Longhorns win $50,000 in urban planning competition

London Gibson

For the first time, a team of UT graduate students beat out over 100 university teams to win the Urban Land Institute Hines Student Competition, an annual national urban design competition.

The team began working in early January on a development proposal for a site north of downtown Chicago. After advancing to the final round and presenting in front of a jury on April 6, the team of five received first place and $50,000 in prize money.

“Every premiere graduate school in the country wants to win this one,” faculty advisor Simon Atkinson said. “It is the leading competition in urban design and city development.”

Atkinson, a professor in the School of Architecture, said this is the fourth time a UT team has advanced to the final round and the first time one has won the competition.

Miles Payton, landscape architecture graduate student, said he attributes his team’s success to a well-researched concept.
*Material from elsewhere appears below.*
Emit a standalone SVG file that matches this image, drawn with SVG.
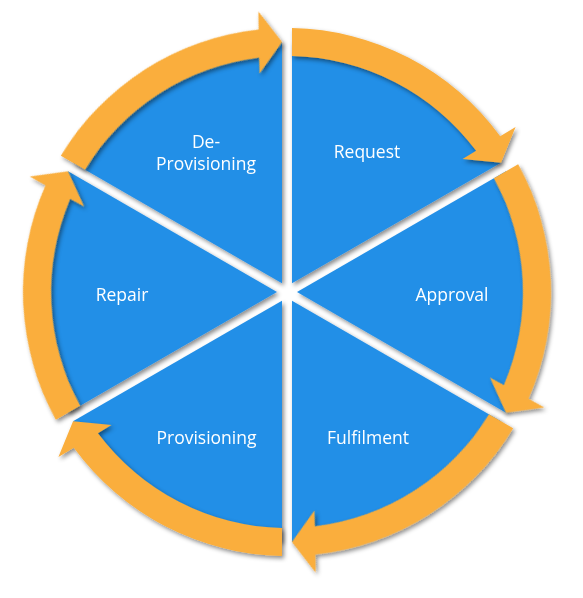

The theme of the design, “Rooted,” focuses on creating a community centered around food production, manufacturing and distribution.

Architecture graduate studenLuke Kvasnicka said innovative designs such as sustainable food choices and environmentally-friendly technology contributed to the win.

“I think compared to the other teams we really weren’t afraid to sort of push the boundary,” Kvasnicka said. “The competition really is about looking toward the future.”

Kvasnicka said at some points during the competition, team members were putting in 40 to 50 hours a week working on the design.

Chris Perkes, team leader and dual masters candidate in the School of Architecture, said the team worked together well.

“This was probably the best group experience I’ve ever had,” Perkes said in an email. “All of us were passionate, dedicated and willing to both produce ideas and readily accept feedback.”

All of the team’s work paid off — with $50,000, to be exact.

“We felt like we won the national championship in basketball,” business graduate student Mason Rathe said. “It was surreal.”  

Architecture graduate student Kirsten Stray-Gundersen said the real prize was the experience gained from working with the community.

“The process of having members of the community … give us feedback throughout the process was ultimately more valuable than the prize money,” Stray-Gundersen said. “It was really about the experience for us …. Winning was an element we didn’t anticipate.”